Exercise instructions – Retype word for word the first line of the listing and each line after it up to the line with "Chart.register(...registerables);", with the pictures taken out.

(Records from a collection)
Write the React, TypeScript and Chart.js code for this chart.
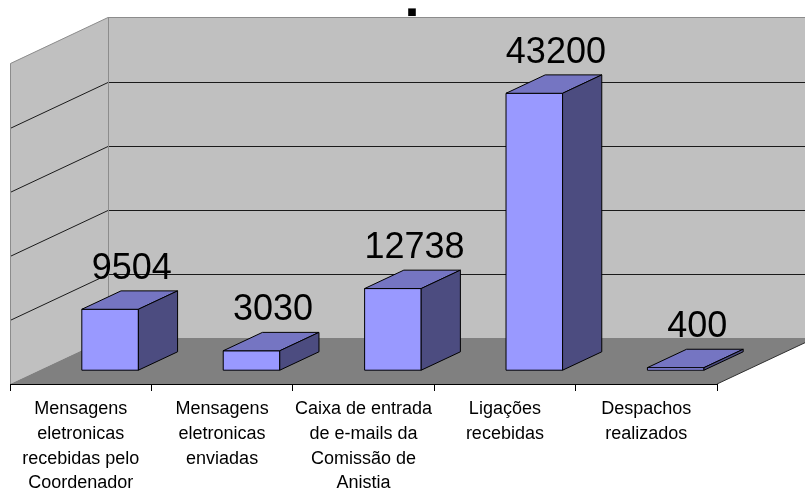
import React, { useEffect, useRef } from 'react';
import { Chart, registerables } from 'chart.js';

Chart.register(...registerables);

// ---- data ----
const categories: string[][] = [
  ['Mensagens', 'eletronicas', 'recebidas pelo', 'Coordenador'],
  ['Mensagens', 'eletronicas', 'enviadas'],
  ['Caixa de entrada', 'de e-mails da', 'Comissão de', 'Anistia'],
  ['Ligações', 'recebidas'],
  ['Despachos', 'realizados'],
];
const values: number[] = [9504, 3030, 12738, 43200, 400];
const yMin = 0;
const yMax = 50000;
const yStep = 10000;
const titleText = '■';

// ---- 3D projection (oblique) ----
const DEPTH_X = 98;
const DEPTH_Y = -46;
const BAR_Z0 = 0.3;
const BAR_Z1 = 0.7;

const FONT = '"Liberation Sans", Arial, Helvetica, sans-serif';

function P(x: number, y: number, z: number): [number, number] {
  return [x + DEPTH_X * z, y + DEPTH_Y * z];
}

function poly(ctx: CanvasRenderingContext2D, pts: [number, number][], fill?: string, stroke?: string, lw = 1) {
  ctx.beginPath();
  pts.forEach((p, i) => (i === 0 ? ctx.moveTo(p[0], p[1]) : ctx.lineTo(p[0], p[1])));
  ctx.closePath();
  if (fill) {
    ctx.fillStyle = fill;
    ctx.fill();
  }
  if (stroke) {
    ctx.strokeStyle = stroke;
    ctx.lineWidth = lw;
    ctx.stroke();
  }
}

function line(ctx: CanvasRenderingContext2D, pts: [number, number][], color: string, lw = 1) {
  ctx.beginPath();
  pts.forEach((p, i) => (i === 0 ? ctx.moveTo(p[0], p[1]) : ctx.lineTo(p[0], p[1])));
  ctx.strokeStyle = color;
  ctx.lineWidth = lw;
  ctx.stroke();
}

const threeD = {
  id: 'threeD',
  beforeDraw(chart: any) {
    const ctx: CanvasRenderingContext2D = chart.ctx;
    const { left, right, top, bottom } = chart.chartArea;
    const ys = chart.scales.y;
    ctx.save();
    // back wall
    poly(ctx, [P(left, top, 1), P(right, top, 1), P(right, bottom, 1), P(left, bottom, 1)], '#C0C0C0');
    // left wall
    poly(ctx, [P(left, top, 0), P(left, top, 1), P(left, bottom, 1), P(left, bottom, 0)], '#C0C0C0');
    // floor
    poly(ctx, [P(left, bottom, 0), P(right, bottom, 0), P(right, bottom, 1), P(left, bottom, 1)], '#808080');
    line(ctx, [P(right, bottom, 0), P(right, bottom, 1)], '#303030');
    // gridlines
    ys.ticks.forEach((t: any) => {
      const v = t.value;
      if (v <= yMin || v >= yMax) return;
      const y = Math.round(ys.getPixelForValue(v)) + 0.5;
      line(ctx, [P(left, y, 0), P(left, y, 1), P(right, y, 1)], '#1A1A1A');
    });
    // wall edges
    line(ctx, [P(left + 0.5, bottom, 0), P(left + 0.5, top, 0), P(left, top, 1), P(right, top, 1)], '#8C8C8C');
    line(ctx, [P(left + 0.5, top, 1), P(left + 0.5, bottom, 1)], '#8C8C8C');
    ctx.restore();
  },
  afterDatasetsDraw(chart: any) {
    const ctx: CanvasRenderingContext2D = chart.ctx;
    const meta = chart.getDatasetMeta(0);
    ctx.save();
    ctx.lineJoin = 'round';
    meta.data.forEach((el: any, i: number) => {
      const { x, y, base, width } = el.getProps(['x', 'y', 'base', 'width'], true);
      const x0 = x - width / 2;
      const x1 = x + width / 2;
      // front
      poly(ctx, [P(x0, y, BAR_Z0), P(x1, y, BAR_Z0), P(x1, base, BAR_Z0), P(x0, base, BAR_Z0)], '#9999FF', '#000000');
      // top
      poly(ctx, [P(x0, y, BAR_Z0), P(x1, y, BAR_Z0), P(x1, y, BAR_Z1), P(x0, y, BAR_Z1)], '#7575C2', '#000000');
      // side
      poly(ctx, [P(x1, y, BAR_Z0), P(x1, base, BAR_Z0), P(x1, base, BAR_Z1), P(x1, y, BAR_Z1)], '#4C4C80', '#000000');
      // value label
      const lx = (P(x0, y, BAR_Z0)[0] + P(x1, y, BAR_Z1)[0]) / 2 + 2;
      const ly = P(x0, y, BAR_Z1)[1] - 12;
      ctx.fillStyle = '#000000';
      ctx.font = `36px ${FONT}`;
      ctx.textAlign = 'center';
      ctx.textBaseline = 'alphabetic';
      ctx.fillText(String(values[i]), lx, ly);
    });
    ctx.restore();
  },
  afterDraw(chart: any) {
    const ctx: CanvasRenderingContext2D = chart.ctx;
    ctx.save();
    ctx.fillStyle = '#000000';
    ctx.font = 'bold 10px "DejaVu Sans", sans-serif';
    ctx.textAlign = 'center';
    ctx.textBaseline = 'middle';
    ctx.fillText(titleText, 412, 12);
    ctx.restore();
  },
};

export default function App() {
  const ref = useRef<HTMLCanvasElement | null>(null);

  useEffect(() => {
    document.body.style.margin = '0';
    const canvas = ref.current;
    if (!canvas) return;
    const chart = new Chart(canvas, {
      type: 'bar',
      data: {
        labels: categories,
        datasets: [
          {
            data: values,
            backgroundColor: 'rgba(0,0,0,0)',
            borderWidth: 0,
            barPercentage: 0.4,
            categoryPercentage: 1,
          },
        ],
      },
      options: {
        responsive: false,
        animation: false,
        devicePixelRatio: 1,
        layout: { padding: { left: 10, right: 88, top: 63.5, bottom: 0 } },
        plugins: {
          legend: { display: false },
          tooltip: { enabled: false },
          title: { display: false },
        },
        scales: {
          x: {
            offset: true,
            grid: {
              display: true,
              drawOnChartArea: false,
              drawTicks: true,
              tickLength: 7,
              color: '#000000',
              offset: true,
            },
            border: { display: true, color: '#000000', width: 1 },
            ticks: {
              color: '#000000',
              padding: 6,
              maxRotation: 0,
              autoSkip: false,
              font: { family: FONT, size: 18, lineHeight: 1.37 },
            },
            afterFit: (scale: any) => {
              scale.height = 104;
            },
          },
          y: {
            display: false,
            min: yMin,
            max: yMax,
            ticks: { stepSize: yStep },
          },
        },
      },
      plugins: [threeD],
    });
    return () => chart.destroy();
  }, []);

  return (
    <div style={{ width: 805, height: 488, background: '#ffffff' }}>
      <canvas ref={ref} width={805} height={488} style={{ display: 'block' }} />
    </div>
  );
}
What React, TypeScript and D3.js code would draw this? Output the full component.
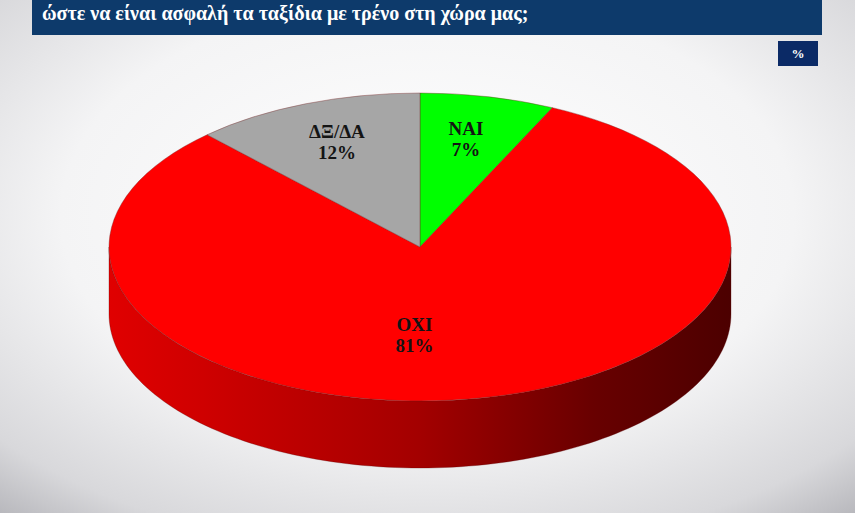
import React from "react";
import * as d3 from "d3";

const titleLine = "ώστε να είναι ασφαλή τα ταξίδια με τρένο στη χώρα μας;";
const unitLabel = "%";
const categories = ["NAI", "OXI", "ΔΞ/ΔΑ"];
const values = [7, 81, 12];
const colors = ["#00ff00", "#ff0000", "#a6a6a6"];

// label placement in units of the ellipse radii (layout, not data)
const labelOffsets = [
  { dx: 0.148, dy: -0.705 },
  { dx: -0.018, dy: 0.568 },
  { dx: -0.267, dy: -0.69 },
];

const W = 855;
const H = 513;
const cx = 420;
const cy = 247;
const rx = 311;
const ry = 154;
const depth = 67;

export default function App() {
  const pie = d3
    .pie<number>()
    .sort(null)
    .startAngle(0)
    .endAngle(2 * Math.PI)
    .value((d) => d);
  const arcs = pie(values);

  const arc = d3.arc<d3.PieArcDatum<number>>().innerRadius(0).outerRadius(rx);

  const px = (a: number) => cx + rx * Math.sin(a);
  const py = (a: number) => cy - ry * Math.cos(a);

  // side walls: visible where cos(a) < 0 => a in [PI/2, 3PI/2]
  const sides: { path: string; i: number }[] = [];
  arcs.forEach((a, i) => {
    const s = Math.max(a.startAngle, Math.PI / 2);
    const e = Math.min(a.endAngle, (3 * Math.PI) / 2);
    if (e <= s) return;
    const n = 120;
    const angles = d3.range(n + 1).map((k) => s + ((e - s) * k) / n);
    const top = angles.map((t) => [px(t), py(t)] as [number, number]);
    const bottom = angles
      .slice()
      .reverse()
      .map((t) => [px(t), py(t) + depth] as [number, number]);
    const line = d3.line();
    sides.push({ path: line([...top, ...bottom])! + "Z", i });
  });

  const font = "'Liberation Serif', 'Times New Roman', serif";

  return (
    <svg
      width={W}
      height={H}
      style={{ position: "absolute", left: 0, top: 0, display: "block" }}
    >
      <defs>
        <radialGradient id="bg" cx="50%" cy="42%" r="78%">
          <stop offset="0%" stopColor="#ffffff" />
          <stop offset="55%" stopColor="#f4f4f5" />
          <stop offset="85%" stopColor="#d8d8db" />
          <stop offset="100%" stopColor="#b4b4b9" />
        </radialGradient>
        <linearGradient id="side" x1={cx - rx} x2={cx + rx} y1={0} y2={0} gradientUnits="userSpaceOnUse">
          <stop offset="0%" stopColor="#e00000" />
          <stop offset="15%" stopColor="#cf0000" />
          <stop offset="50%" stopColor="#a30000" />
          <stop offset="78%" stopColor="#680000" />
          <stop offset="100%" stopColor="#4c0000" />
        </linearGradient>
      </defs>
      <rect x={0} y={0} width={W} height={H} fill="url(#bg)" />

      {/* title bar */}
      <rect x={32} y={-2} width={790} height={37} fill="#0d3a6b" />
      <text
        x={42}
        y={20}
        fill="#ffffff"
        fontFamily={font}
        fontWeight="bold"
        fontSize={20}
      >
        {titleLine}
      </text>

      {/* unit box */}
      <rect x={778} y={41} width={40} height={25} fill="#0b2a66" />
      <text
        x={798}
        y={58}
        fill="#ffffff"
        fontFamily={font}
        fontWeight="bold"
        fontSize={13}
        textAnchor="middle"
      >
        {unitLabel}
      </text>

      {/* side walls */}
      {sides.map((s) => (
        <path key={"s" + s.i} d={s.path} fill="url(#side)" stroke="#5a0000" strokeWidth={0.3} />
      ))}

      {/* top faces */}
      <g transform={`translate(${cx},${cy}) scale(1,${ry / rx})`}>
        {arcs.map((a, i) => (
          <path
            key={"t" + i}
            d={arc(a)!}
            fill={colors[i]}
            stroke="#7a2a2a"
            strokeOpacity={0.5}
            strokeWidth={0.8}
            vectorEffect="non-scaling-stroke"
          />
        ))}
      </g>

      {/* labels */}
      {arcs.map((a, i) => {
        const lx = cx + labelOffsets[i].dx * rx;
        const ly = cy + labelOffsets[i].dy * ry;
        return (
          <text
            key={"l" + i}
            x={lx}
            y={ly}
            textAnchor="middle"
            fontFamily={font}
            fontWeight="bold"
            fontSize={19}
            fill="#141414"
          >
            <tspan x={lx} dy={-3}>
              {categories[i]}
            </tspan>
            <tspan x={lx} dy={21}>
              {values[i] + "%"}
            </tspan>
          </text>
        );
      })}
    </svg>
  );
}
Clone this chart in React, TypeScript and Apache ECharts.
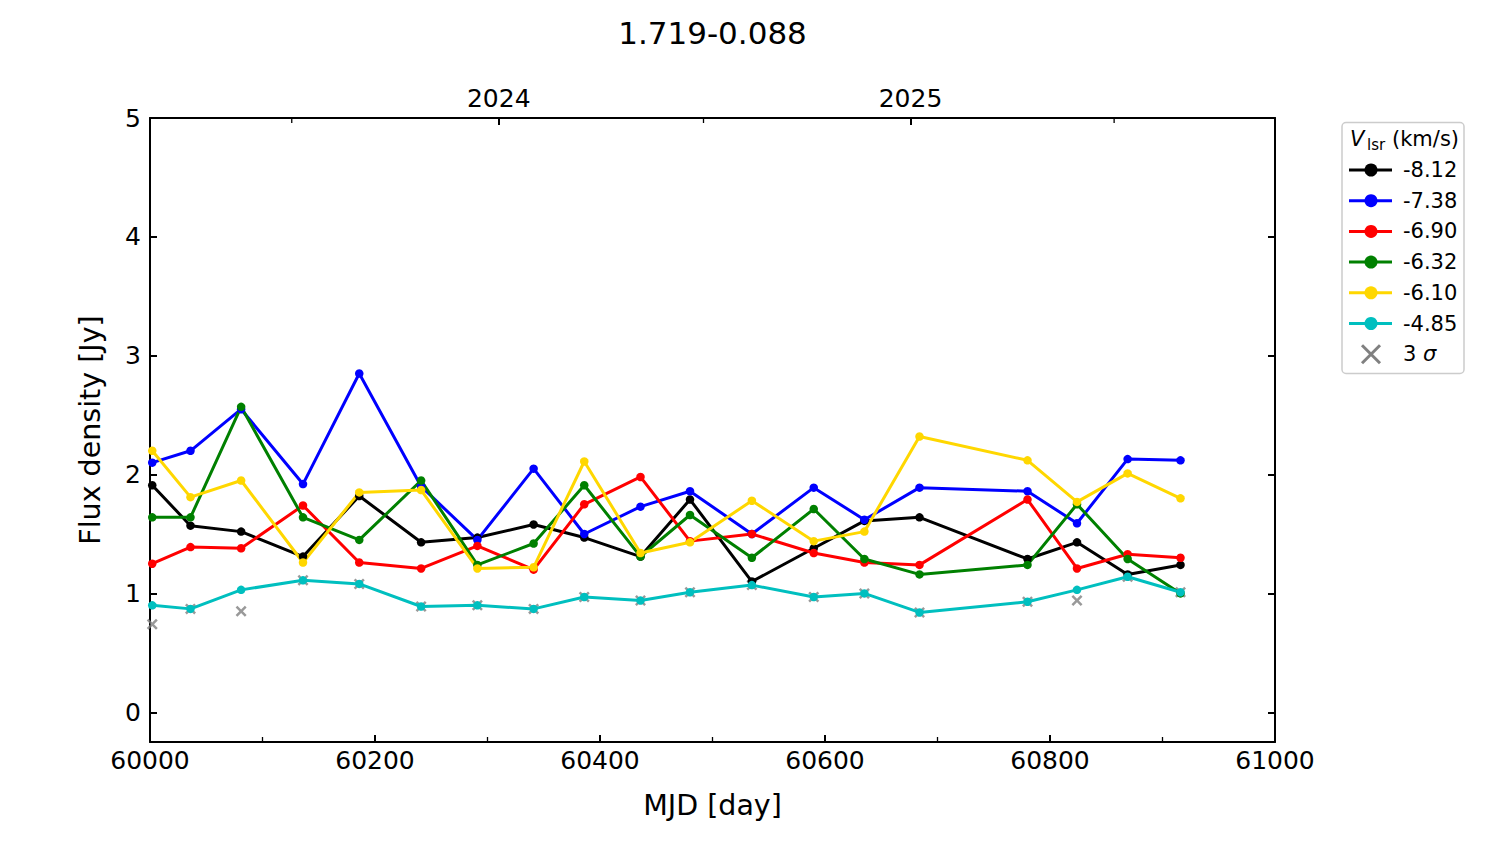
import React, { useEffect, useRef } from "react";
import * as echarts from "echarts";

const FONT = "DejaVu Sans";

const mjd = [60002, 60036, 60081, 60136, 60186, 60241, 60291, 60341, 60386, 60436, 60480, 60535, 60590, 60635, 60684, 60780, 60824, 60869, 60916];
const vlsrLabels = ["-8.12", "-7.38", "-6.90", "-6.32", "-6.10", "-4.85"];
const seriesColors = ["#000000", "#0000ff", "#ff0000", "#008000", "#ffd700", "#00bfbf"];
const flux_m812 = [1.91, 1.57, 1.52, 1.31, 1.82, 1.43, 1.47, 1.58, 1.47, 1.31, 1.79, 1.10, 1.38, 1.61, 1.64, 1.29, 1.43, 1.16, 1.24];
const flux_m738 = [2.10, 2.20, 2.55, 1.92, 2.85, 1.90, 1.45, 2.05, 1.50, 1.73, 1.86, 1.50, 1.89, 1.62, 1.89, 1.86, 1.59, 2.13, 2.12];
const flux_m690 = [1.25, 1.39, 1.38, 1.74, 1.26, 1.21, 1.40, 1.20, 1.75, 1.98, 1.44, 1.50, 1.34, 1.26, 1.24, 1.79, 1.21, 1.33, 1.30];
const flux_m632 = [1.64, 1.64, 2.57, 1.64, 1.45, 1.95, 1.24, 1.42, 1.91, 1.31, 1.66, 1.30, 1.71, 1.29, 1.16, 1.24, 1.75, 1.29, 1.00];
const flux_m610 = [2.20, 1.81, 1.95, 1.26, 1.85, 1.87, 1.21, 1.22, 2.11, 1.34, 1.43, 1.78, 1.44, 1.52, 2.32, 2.12, 1.77, 2.01, 1.80];
const flux_m485 = [0.90, 0.87, 1.03, 1.11, 1.08, 0.89, 0.90, 0.87, 0.97, 0.94, 1.01, 1.07, 0.97, 1.00, 0.84, 0.93, 1.03, 1.14, 1.01];
const sigma3 = [0.74, 0.87, 0.85, 1.11, 1.08, 0.89, 0.90, 0.87, 0.97, 0.94, 1.01, 1.07, 0.97, 1.00, 0.84, 0.93, 0.94, 1.14, 1.01];
const fluxSeries = [flux_m812, flux_m738, flux_m690, flux_m632, flux_m610, flux_m485];

const yTicks = [0, 1, 2, 3, 4, 5];
const topTickValues = [60310, 60676];
const topTickLabels = ["2024", "2025"];
const topMinorValues = [60126, 60492, 60857];
const titleText = "1.719-0.088";

const X_PATH = "path://M0,1.6L1.6,0L5,3.4L8.4,0L10,1.6L6.6,5L10,8.4L8.4,10L5,6.6L1.6,10L0,8.4L3.4,5Z";

function legendGraphics(): any[] {
  const els: any[] = [];
  els.push({
    type: "rect",
    shape: { x: 1342, y: 122.5, width: 122, height: 251, r: 4 },
    style: { fill: "rgba(255,255,255,0.8)", stroke: "#cccccc", lineWidth: 1.5 },
    z: 100,
  });
  els.push({ type: "text", x: 1350, y: 139, z: 101, style: { text: "V", fontFamily: FONT, fontSize: 21, fontStyle: "italic", fill: "#000", verticalAlign: "middle" } });
  els.push({ type: "text", x: 1367, y: 145, z: 101, style: { text: "lsr", fontFamily: FONT, fontSize: 15, fill: "#000", verticalAlign: "middle" } });
  els.push({ type: "text", x: 1392, y: 139, z: 101, style: { text: "(km/s)", fontFamily: FONT, fontSize: 21, fill: "#000", verticalAlign: "middle" } });
  const y0 = 170;
  const step = 30.7;
  vlsrLabels.forEach((lab, i) => {
    const yc = y0 + i * step;
    els.push({ type: "line", z: 101, shape: { x1: 1349, y1: yc, x2: 1392, y2: yc }, style: { stroke: seriesColors[i], lineWidth: 3 } });
    els.push({ type: "circle", z: 102, shape: { cx: 1371, cy: yc, r: 6.5 }, style: { fill: seriesColors[i] } });
    els.push({ type: "text", z: 101, x: 1403, y: yc, style: { text: lab, fontFamily: FONT, fontSize: 21, fill: "#000", verticalAlign: "middle" } });
  });
  const ys = y0 + 6 * step;
  els.push({ type: "line", z: 101, shape: { x1: 1362, y1: ys - 9, x2: 1380, y2: ys + 9 }, style: { stroke: "#808080", lineWidth: 3 } });
  els.push({ type: "line", z: 101, shape: { x1: 1362, y1: ys + 9, x2: 1380, y2: ys - 9 }, style: { stroke: "#808080", lineWidth: 3 } });
  els.push({
    type: "text", z: 101, x: 1403, y: ys,
    style: { text: "3 {i|σ}", rich: { i: { fontStyle: "italic", fontFamily: FONT, fontSize: 21 } }, fontFamily: FONT, fontSize: 21, fill: "#000", verticalAlign: "middle" },
  });
  els.push({
    type: "text", z: 101, x: 712.5, y: 33,
    style: { text: titleText, fontFamily: FONT, fontSize: 31, fill: "#000", align: "center", verticalAlign: "middle" },
  });
  return els;
}

function buildOption(extraGraphics: any[]): any {
  const axisLineStyle = { color: "#000", width: 2 };
  const labelStyle = { fontFamily: FONT, fontSize: 25, color: "#000" };
  const nameStyle = { fontFamily: FONT, fontSize: 28.5, color: "#000" };
  const series: any[] = fluxSeries.map((arr, i) => ({
    type: "line",
    name: vlsrLabels[i],
    xAxisIndex: 0,
    yAxisIndex: 0,
    data: mjd.map((x, j) => [x, arr[j]]),
    symbol: "circle",
    symbolSize: 8.5,
    showSymbol: true,
    lineStyle: { color: seriesColors[i], width: 3 },
    itemStyle: { color: seriesColors[i] },
    emphasis: { disabled: true },
  }));
  series.push({
    type: "scatter",
    name: "3 σ",
    xAxisIndex: 0,
    yAxisIndex: 0,
    data: mjd.map((x, j) => [x, sigma3[j]]),
    symbol: X_PATH,
    symbolSize: 11,
    itemStyle: { color: "#808080" },
    emphasis: { disabled: true },
  });

  return {
    animation: false,
    backgroundColor: "#ffffff",
    grid: { left: 150, top: 118, width: 1125, height: 624, containLabel: false },
    xAxis: [
      {
        type: "value",
        position: "bottom",
        min: 60000,
        max: 61000,
        interval: 200,
        name: "MJD [day]",
        nameLocation: "middle",
        nameGap: 49,
        nameTextStyle: nameStyle,
        axisLine: { show: true, onZero: false, lineStyle: axisLineStyle },
        axisTick: { show: true, inside: true, length: 7, lineStyle: { color: "#000", width: 2 } },
        minorTick: { show: true, splitNumber: 2, length: 5, lineStyle: { color: "#000", width: 1.3 } },
        axisLabel: { ...labelStyle, margin: 6, formatter: (v: number) => String(v) },
        splitLine: { show: false },
        minorSplitLine: { show: false },
      },
      {
        type: "value",
        position: "top",
        min: 60000,
        max: 61000,
        axisLine: { show: true, onZero: false, lineStyle: axisLineStyle },
        axisTick: { show: true, inside: true, length: 7, customValues: topTickValues, lineStyle: { color: "#000", width: 2 } },
        axisLabel: {
          ...labelStyle,
          margin: 7,
          customValues: topTickValues,
          formatter: (v: number) => {
            const k = topTickValues.indexOf(v);
            return k >= 0 ? topTickLabels[k] : "";
          },
        },
        splitLine: { show: false },
      },
    ],
    yAxis: [
      {
        type: "value",
        position: "left",
        min: -0.25,
        max: 5,
        name: "Flux density [Jy]",
        nameLocation: "middle",
        nameGap: 45,
        nameTextStyle: nameStyle,
        axisLine: { show: true, onZero: false, lineStyle: axisLineStyle },
        axisTick: { show: true, inside: true, length: 7, customValues: yTicks, lineStyle: { color: "#000", width: 2 } },
        axisLabel: { ...labelStyle, margin: 9, customValues: yTicks },
        splitLine: { show: false },
      },
      {
        type: "value",
        position: "right",
        min: -0.25,
        max: 5,
        axisLine: { show: true, onZero: false, lineStyle: axisLineStyle },
        axisTick: { show: true, inside: true, length: 7, customValues: yTicks, lineStyle: { color: "#000", width: 2 } },
        axisLabel: { show: false },
        splitLine: { show: false },
      },
    ],
    graphic: [...legendGraphics(), ...extraGraphics],
    series,
  };
}

export default function App() {
  const ref = useRef<HTMLDivElement>(null);
  useEffect(() => {
    document.body.style.margin = "0";
    if (!ref.current) return;
    const chart = echarts.init(ref.current, undefined, { renderer: "svg" });
    chart.setOption(buildOption([]));
    const yTop = chart.convertToPixel({ yAxisIndex: 0 }, 5) as number;
    const minorEls = topMinorValues.map((v) => {
      const px = chart.convertToPixel({ xAxisIndex: 1 }, v) as number;
      return { type: "line", z: 50, shape: { x1: px, y1: yTop, x2: px, y2: yTop + 5 }, style: { stroke: "#000", lineWidth: 1.3 } };
    });
    chart.setOption(buildOption(minorEls), { notMerge: true });
    return () => chart.dispose();
  }, []);
  return <div ref={ref} style={{ width: 1500, height: 844 }} />;
}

Response to the task –
Write the React, TypeScript and Chart.js code for this chart.
import React, { useEffect, useRef } from 'react';
import { Chart, registerables } from 'chart.js';

Chart.register(...registerables);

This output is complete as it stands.